When Network Equipment was last mentioned in a column in October 2003, we were feeling pretty good about selling 75 percent of our position at $11.74 (US), a lovely gain over the $3.65 paid less than a year before. As for the remaining 25 percent, we held on, convinced that the upward trajectory would continue.
It did, for a while, but in true “what goes up, must come down” parabolic fashion, it has retraced all the way back — and below — our purchase point. Having missed the opportunity to profitably sell the rump of our holding, is now the time to reload for another spin?
It is fascinating to compare the current company fundamentals with those from four years ago. In December 2002, Network was trading at less than the cash per share on the balance sheet. It now has cash of $3.47 per share, so that’s still true. Total liabilities have improved from $56 million in 2002 to $43.8 million this year. Dilution has been modest, with the share count increasing from 22.2 million to the current 24.8 million.
Overall then, the balance sheet is at least as strong today as when we bought the company.
The revenue picture, however, is a study in stark contrasts. In those dark days of the bubble bust of 2002, an annual sales volume of around $150 million, with a sprightly uptick for a couple of quarters, encouraged us. However, in the fiscal year ending March 31, 2006, sales tallied an anaemic $70.5 million.
The past two quarters in particular have been dry as a bone, with the company ringing in only $30.5 million into the till.
A couple of years ago, Network’s products really seemed to be striking a chord with the US military. The expansion of NATO was the catalyst for improved sales at excellent margins. At the time, it was reasonable to anticipate that this could lead to bigger and better things, especially as management emphasized the need for various military organizations to use standardized equipment to communicate efficiently amongst themselves.
Last January, CEO Nicholas Keating was vaguely twittering about project and budget delays, as if the US armed forces were short of dough — damn that tightwad, George W. Bush. However in April, Keating was somewhat more specific, commenting that “Agencies have shifted some of their IT priorities and continue to modify their network strategies, in some cases transitioning to other technologies.”
That sounds ominously as though they have moved on to other vendors and won’t be back.
All this brings to mind an “almost” Contra stock, Kasten Chase Applied Research, which was on our short list in the fall of 2003. This Toronto-based cryptographic security software provider had a nice thing going with the spooks at the National Security Agency for a few years, but for whatever reason, the contract was not renewed.
Without the super-secret seal of approval, nobody seemed to want to buy Kasten’s magic decoder rings.
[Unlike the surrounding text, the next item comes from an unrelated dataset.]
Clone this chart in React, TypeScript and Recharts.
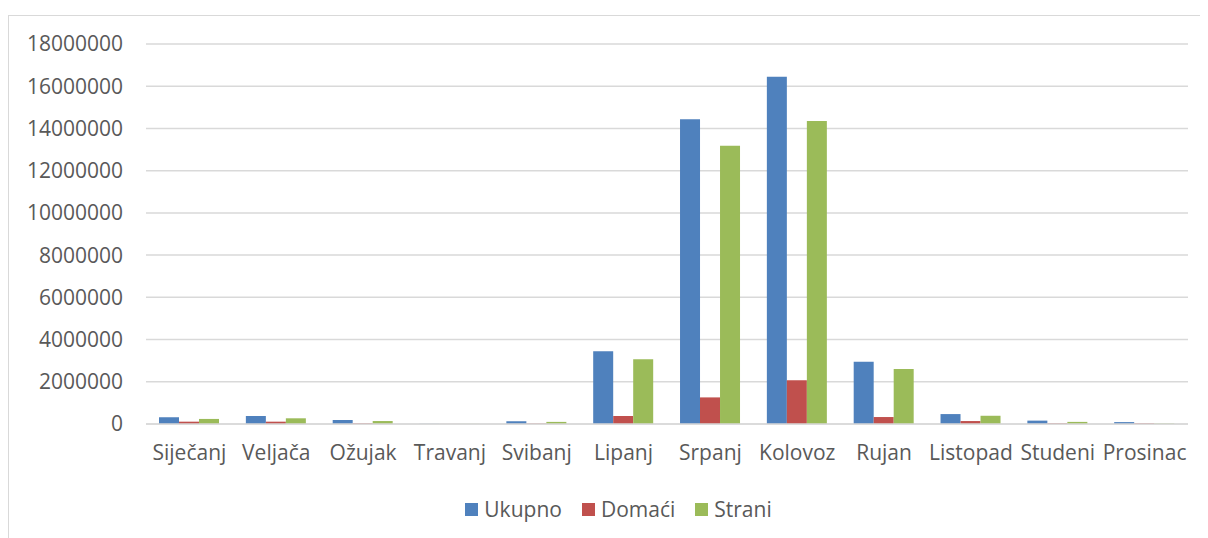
import { BarChart, Bar, XAxis, YAxis, CartesianGrid, Legend } from 'recharts';

const months = ['Siječanj', 'Veljača', 'Ožujak', 'Travanj', 'Svibanj', 'Lipanj', 'Srpanj', 'Kolovoz', 'Rujan', 'Listopad', 'Studeni', 'Prosinac'];
const ukupno = [320000, 380000, 190000, 8000, 130000, 3450000, 14440000, 16450000, 2950000, 470000, 160000, 90000];
const domaci = [110000, 110000, 30000, 3000, 20000, 380000, 1260000, 2070000, 330000, 140000, 30000, 30000];
const strani = [240000, 270000, 140000, 5000, 100000, 3070000, 13180000, 14350000, 2610000, 390000, 100000, 20000];
const yTicks = [0, 2000000, 4000000, 6000000, 8000000, 10000000, 12000000, 14000000, 16000000, 18000000];

const series = [
  { key: 'Ukupno', color: '#4F81BD' },
  { key: 'Domaći', color: '#C0504D' },
  { key: 'Strani', color: '#9BBB59' },
];

const data = months.map((m, i) => ({ month: m, Ukupno: ukupno[i], 'Domaći': domaci[i], Strani: strani[i] }));

const FONT = '"Open Sans", sans-serif';
const TEXT = '#595959';

const LegendContent = () => (
  <div style={{ display: 'flex', justifyContent: 'center', alignItems: 'center', fontFamily: FONT, fontSize: 21, color: TEXT, lineHeight: '30px', paddingLeft: 40 }}>
    {series.map((s) => (
      <span key={s.key} style={{ display: 'flex', alignItems: 'center', margin: '0 10px' }}>
        <span style={{ width: 13, height: 13, background: s.color, display: 'inline-block', marginRight: 6 }} />
        {s.key}
      </span>
    ))}
  </div>
);

export default function App() {
  return (
    <div style={{ marginTop: 7, width: 1199, height: 522, borderTop: '1px solid #d9d9d9', borderLeft: '1px solid #d9d9d9', background: '#fff' }}>
      <BarChart width={1199} height={522} data={data} margin={{ top: 28, right: 20, left: 0, bottom: 14 }} barCategoryGap="15%" barGap={0}>
        <CartesianGrid vertical={false} stroke="#d9d9d9" strokeWidth={1.5} />
        <XAxis
          dataKey="month"
          height={70}
          axisLine={{ stroke: '#d9d9d9', strokeWidth: 1.5 }}
          tickLine={false}
          tickSize={0}
          tickMargin={21}
          interval={0}
          tick={{ fill: TEXT, fontSize: 21, fontFamily: FONT }}
        />
        <YAxis
          width={137}
          domain={[0, 18000000]}
          ticks={yTicks}
          axisLine={false}
          tickLine={false}
          tickSize={0}
          tickMargin={23}
          tick={{ fill: TEXT, fontSize: 21, fontFamily: FONT }}
        />
        <Legend verticalAlign="bottom" height={30} content={<LegendContent />} />
        {series.map((s) => (
          <Bar key={s.key} dataKey={s.key} fill={s.color} isAnimationActive={false} />
        ))}
      </BarChart>
    </div>
  );
}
Though the balance sheet was clean, plummeting revenues meant cutbacks to product development. That downward spiral can be lethal for a high-tech firm, for a “focus on careful cash management” can only get you so far when competitors are bringing out the next generation of gizmos.
Unable to find a buyer, Kasten closed its doors last month. We’re awfully happy that one stayed in the “almost” category.
Network’s stock price bounced this week to $3.24 on revised guidance that first-quarter revenues would be in the $17.2 million to $17.7 million range, up from $14 million. Does this mean that the company has re-established the pipeline to the government gravy train? That’s a substantial increase, but bear in mind that such comparisons are a lot easier from a beaten-down level.
We would need to see at least another quarter of improvement to be sufficiently confident to repurchase this stock.